I passed a series of small shrines by the wayside, some under trees and with little benches so that weary travellers could rest and enjoy a moment of reflection. Towards lunch there was an option to visit the Monastery of Brancoveanau. It was a 19km detour but I was feeling good and decided I would go for it. Five kms in, I was regretting that decision. I felt like I was biking through mud. In fact, it was just a very gradual uphill but having been spoilt with all the flat and downhill, it was a struggle. The monastery was set in another glorious garden with the backdrop of the dramatic Fagaras mountains and I decided it was worth a bit of extra exercise – especially since the return was all downhill and a breeze.

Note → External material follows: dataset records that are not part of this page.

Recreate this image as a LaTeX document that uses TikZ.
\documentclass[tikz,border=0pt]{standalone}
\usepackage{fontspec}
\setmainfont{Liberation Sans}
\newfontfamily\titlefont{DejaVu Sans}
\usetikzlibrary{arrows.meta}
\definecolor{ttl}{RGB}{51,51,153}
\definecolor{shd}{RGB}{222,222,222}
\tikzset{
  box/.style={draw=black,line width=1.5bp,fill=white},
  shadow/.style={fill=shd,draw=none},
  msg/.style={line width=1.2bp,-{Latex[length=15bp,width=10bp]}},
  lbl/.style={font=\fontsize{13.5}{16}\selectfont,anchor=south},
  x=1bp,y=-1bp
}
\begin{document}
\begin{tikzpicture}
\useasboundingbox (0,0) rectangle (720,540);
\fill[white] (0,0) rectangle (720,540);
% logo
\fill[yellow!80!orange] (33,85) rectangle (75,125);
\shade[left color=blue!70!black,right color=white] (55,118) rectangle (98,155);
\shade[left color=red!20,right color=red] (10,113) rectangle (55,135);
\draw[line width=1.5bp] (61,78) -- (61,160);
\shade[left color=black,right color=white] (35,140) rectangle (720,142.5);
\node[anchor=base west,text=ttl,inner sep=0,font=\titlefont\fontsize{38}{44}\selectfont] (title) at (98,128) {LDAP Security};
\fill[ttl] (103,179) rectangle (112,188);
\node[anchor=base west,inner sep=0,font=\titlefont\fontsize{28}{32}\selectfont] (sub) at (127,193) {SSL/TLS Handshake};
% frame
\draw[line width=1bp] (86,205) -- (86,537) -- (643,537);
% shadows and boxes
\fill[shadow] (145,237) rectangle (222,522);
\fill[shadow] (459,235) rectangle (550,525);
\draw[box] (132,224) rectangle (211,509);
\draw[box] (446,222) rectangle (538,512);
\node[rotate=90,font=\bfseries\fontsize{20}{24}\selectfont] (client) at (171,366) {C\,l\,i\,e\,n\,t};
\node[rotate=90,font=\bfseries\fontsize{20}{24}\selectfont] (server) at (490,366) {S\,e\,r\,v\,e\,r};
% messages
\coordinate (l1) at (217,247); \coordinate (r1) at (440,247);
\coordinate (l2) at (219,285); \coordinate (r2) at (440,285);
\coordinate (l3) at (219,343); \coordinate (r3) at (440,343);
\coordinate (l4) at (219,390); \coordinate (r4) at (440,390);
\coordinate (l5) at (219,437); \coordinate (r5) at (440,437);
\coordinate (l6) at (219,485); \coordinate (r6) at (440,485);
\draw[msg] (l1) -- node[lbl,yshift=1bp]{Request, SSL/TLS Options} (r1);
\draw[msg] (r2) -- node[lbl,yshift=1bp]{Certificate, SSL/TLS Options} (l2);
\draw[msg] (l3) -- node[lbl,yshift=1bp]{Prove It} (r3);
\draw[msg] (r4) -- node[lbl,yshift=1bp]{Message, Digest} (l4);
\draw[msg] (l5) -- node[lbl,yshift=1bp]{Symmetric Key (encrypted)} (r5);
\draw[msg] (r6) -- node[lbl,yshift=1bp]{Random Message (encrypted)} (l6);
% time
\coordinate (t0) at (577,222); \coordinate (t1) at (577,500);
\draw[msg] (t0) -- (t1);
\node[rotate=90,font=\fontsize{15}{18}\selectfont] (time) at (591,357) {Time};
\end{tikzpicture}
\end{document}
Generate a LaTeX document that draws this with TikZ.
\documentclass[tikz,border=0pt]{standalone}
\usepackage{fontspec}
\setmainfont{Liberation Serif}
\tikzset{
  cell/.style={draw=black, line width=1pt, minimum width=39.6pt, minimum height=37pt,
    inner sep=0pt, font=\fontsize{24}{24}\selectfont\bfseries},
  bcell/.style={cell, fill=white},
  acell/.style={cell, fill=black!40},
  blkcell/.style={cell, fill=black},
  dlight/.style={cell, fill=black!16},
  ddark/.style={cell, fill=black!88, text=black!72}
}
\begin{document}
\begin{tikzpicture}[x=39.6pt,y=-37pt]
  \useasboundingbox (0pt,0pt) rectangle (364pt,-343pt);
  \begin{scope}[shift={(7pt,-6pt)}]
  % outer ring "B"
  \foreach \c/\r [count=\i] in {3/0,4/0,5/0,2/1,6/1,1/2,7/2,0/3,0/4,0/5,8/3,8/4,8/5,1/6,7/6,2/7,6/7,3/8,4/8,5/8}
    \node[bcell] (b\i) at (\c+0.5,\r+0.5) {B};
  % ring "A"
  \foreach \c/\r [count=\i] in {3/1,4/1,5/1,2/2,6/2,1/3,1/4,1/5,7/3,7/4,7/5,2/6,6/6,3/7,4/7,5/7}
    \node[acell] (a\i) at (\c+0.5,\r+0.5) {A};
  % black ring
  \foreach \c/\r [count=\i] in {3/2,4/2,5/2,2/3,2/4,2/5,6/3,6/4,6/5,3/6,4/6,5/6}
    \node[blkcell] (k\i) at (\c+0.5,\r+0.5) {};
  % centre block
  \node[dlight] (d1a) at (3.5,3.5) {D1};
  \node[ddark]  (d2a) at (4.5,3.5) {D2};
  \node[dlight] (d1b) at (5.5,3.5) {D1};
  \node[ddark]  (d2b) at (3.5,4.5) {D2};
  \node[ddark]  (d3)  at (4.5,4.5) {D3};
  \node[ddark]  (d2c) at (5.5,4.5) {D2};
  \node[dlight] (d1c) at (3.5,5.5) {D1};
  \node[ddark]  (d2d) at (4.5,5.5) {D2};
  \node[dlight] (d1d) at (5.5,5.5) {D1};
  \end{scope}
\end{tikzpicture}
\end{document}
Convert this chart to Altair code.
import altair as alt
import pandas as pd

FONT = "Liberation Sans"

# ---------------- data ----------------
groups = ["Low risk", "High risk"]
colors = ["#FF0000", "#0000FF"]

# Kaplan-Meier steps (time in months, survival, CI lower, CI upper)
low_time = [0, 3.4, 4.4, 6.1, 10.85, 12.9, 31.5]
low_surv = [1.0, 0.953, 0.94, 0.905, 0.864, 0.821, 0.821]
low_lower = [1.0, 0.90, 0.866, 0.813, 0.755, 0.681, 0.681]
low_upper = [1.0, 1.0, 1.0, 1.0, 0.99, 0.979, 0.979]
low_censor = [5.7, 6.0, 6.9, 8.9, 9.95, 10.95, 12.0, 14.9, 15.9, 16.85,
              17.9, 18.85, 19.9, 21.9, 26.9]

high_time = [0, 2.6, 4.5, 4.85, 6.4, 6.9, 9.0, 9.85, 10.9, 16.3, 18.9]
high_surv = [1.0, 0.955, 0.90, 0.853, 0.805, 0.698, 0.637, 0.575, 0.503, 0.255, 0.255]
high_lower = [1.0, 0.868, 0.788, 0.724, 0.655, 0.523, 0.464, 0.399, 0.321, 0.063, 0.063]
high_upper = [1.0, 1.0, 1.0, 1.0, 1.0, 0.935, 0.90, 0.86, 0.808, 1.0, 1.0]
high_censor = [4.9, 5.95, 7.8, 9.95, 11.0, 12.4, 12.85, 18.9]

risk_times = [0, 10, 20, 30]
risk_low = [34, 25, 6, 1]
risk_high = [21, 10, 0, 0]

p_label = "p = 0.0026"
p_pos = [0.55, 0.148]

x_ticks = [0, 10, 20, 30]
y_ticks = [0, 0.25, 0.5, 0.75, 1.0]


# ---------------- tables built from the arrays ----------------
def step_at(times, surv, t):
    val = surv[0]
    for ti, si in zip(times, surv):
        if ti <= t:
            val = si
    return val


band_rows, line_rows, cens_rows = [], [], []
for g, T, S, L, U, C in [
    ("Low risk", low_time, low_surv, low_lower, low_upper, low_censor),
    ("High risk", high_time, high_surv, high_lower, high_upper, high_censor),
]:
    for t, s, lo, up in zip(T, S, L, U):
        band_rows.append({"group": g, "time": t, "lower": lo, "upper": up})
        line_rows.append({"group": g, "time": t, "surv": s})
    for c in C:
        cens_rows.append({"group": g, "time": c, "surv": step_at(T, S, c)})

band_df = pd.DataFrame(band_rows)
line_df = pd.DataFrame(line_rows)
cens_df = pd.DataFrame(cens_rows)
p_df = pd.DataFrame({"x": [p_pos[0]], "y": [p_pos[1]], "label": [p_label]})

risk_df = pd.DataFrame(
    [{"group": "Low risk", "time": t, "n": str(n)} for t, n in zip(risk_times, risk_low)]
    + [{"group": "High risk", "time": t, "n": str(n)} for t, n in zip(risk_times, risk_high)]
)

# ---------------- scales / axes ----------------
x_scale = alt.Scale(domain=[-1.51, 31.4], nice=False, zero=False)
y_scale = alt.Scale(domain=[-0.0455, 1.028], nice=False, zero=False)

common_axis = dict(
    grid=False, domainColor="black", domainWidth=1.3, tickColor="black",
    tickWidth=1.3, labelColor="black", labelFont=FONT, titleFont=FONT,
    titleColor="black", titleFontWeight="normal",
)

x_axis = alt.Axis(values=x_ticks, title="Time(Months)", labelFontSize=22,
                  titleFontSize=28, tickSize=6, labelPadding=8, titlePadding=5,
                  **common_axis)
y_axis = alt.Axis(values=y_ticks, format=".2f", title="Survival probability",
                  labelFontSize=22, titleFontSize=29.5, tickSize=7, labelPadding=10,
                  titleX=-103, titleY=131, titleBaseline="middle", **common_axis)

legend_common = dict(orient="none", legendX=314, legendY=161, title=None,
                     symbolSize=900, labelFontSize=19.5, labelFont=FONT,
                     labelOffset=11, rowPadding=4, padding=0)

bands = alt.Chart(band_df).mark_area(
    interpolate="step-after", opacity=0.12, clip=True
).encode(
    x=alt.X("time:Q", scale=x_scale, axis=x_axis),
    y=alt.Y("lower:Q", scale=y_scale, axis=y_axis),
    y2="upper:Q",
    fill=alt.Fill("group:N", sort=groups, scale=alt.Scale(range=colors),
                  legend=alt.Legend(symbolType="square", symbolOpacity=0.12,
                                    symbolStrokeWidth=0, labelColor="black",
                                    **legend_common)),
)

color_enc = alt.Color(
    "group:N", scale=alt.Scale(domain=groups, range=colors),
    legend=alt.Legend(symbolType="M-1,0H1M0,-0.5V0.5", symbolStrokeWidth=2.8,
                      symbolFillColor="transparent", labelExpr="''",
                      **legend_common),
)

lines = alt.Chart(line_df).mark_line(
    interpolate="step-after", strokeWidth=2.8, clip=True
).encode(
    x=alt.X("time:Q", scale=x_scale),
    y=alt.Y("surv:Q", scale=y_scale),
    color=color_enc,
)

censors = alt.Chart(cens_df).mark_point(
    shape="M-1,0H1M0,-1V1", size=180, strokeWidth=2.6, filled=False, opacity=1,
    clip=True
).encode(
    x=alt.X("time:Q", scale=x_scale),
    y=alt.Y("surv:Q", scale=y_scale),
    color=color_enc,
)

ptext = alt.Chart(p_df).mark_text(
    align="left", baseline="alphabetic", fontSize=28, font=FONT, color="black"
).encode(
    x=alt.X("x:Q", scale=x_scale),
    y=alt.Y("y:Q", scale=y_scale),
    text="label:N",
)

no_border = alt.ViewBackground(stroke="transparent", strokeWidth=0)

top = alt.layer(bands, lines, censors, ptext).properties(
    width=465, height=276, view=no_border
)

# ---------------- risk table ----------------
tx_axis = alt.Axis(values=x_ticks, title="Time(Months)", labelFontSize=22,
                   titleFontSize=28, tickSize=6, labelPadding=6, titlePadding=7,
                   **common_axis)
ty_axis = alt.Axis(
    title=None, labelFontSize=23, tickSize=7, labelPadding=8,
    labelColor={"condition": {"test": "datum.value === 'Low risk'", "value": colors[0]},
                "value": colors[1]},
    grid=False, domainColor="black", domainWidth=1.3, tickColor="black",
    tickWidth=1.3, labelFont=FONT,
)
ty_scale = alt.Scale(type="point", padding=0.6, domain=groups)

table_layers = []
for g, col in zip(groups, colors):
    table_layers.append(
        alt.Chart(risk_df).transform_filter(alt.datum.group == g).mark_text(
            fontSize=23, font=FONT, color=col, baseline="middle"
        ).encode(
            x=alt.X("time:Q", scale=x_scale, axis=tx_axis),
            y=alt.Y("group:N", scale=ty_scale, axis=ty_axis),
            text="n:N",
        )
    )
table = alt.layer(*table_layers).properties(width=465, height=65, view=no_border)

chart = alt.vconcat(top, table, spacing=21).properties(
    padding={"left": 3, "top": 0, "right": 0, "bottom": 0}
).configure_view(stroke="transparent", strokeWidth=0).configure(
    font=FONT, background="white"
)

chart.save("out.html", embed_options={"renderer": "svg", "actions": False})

Lunch that day was in a charming little B&B, Pensiunea Izvorul Sambata, with a big garden full of grape vines and apple trees. The family had laid me out a dish of salami, olives, tomato, a red pepper, aubergine dip, local cheeses, fresh bread and devilled eggs. I tucked in, gulping down the cold water on the table, and then my hostess brought out a dish of hot veal and potatoes followed by apple strudel! Romanians are extremely hospitable and it would be impossible to go hungry. The meals are all enormous and home-made. Vegetables are grown in the garden and meat is bought from the local farms. The food is hearty and simple: lots of pork and veal with cooked cabbage and potatoes. Cheese is often made at home and in Pensiunea Cojanu in Bran, my landlady brought out her speciality: goat’s cheese wrapped in fir bark for me to taste. My very favourite dish, though, was veal wrapped in cabbage – Sarmale.


Four days was not enough and has left me with an appetite to go back to Romania. The hiking and biking were both extremely enjoyable and really well planned. The countryside is absolutely gorgeous and the people are kind and friendly. What’s more they have a tendency to stuff you full of cake at every meal which has to be a bonus. A beautiful country and one that should be on your go-to list.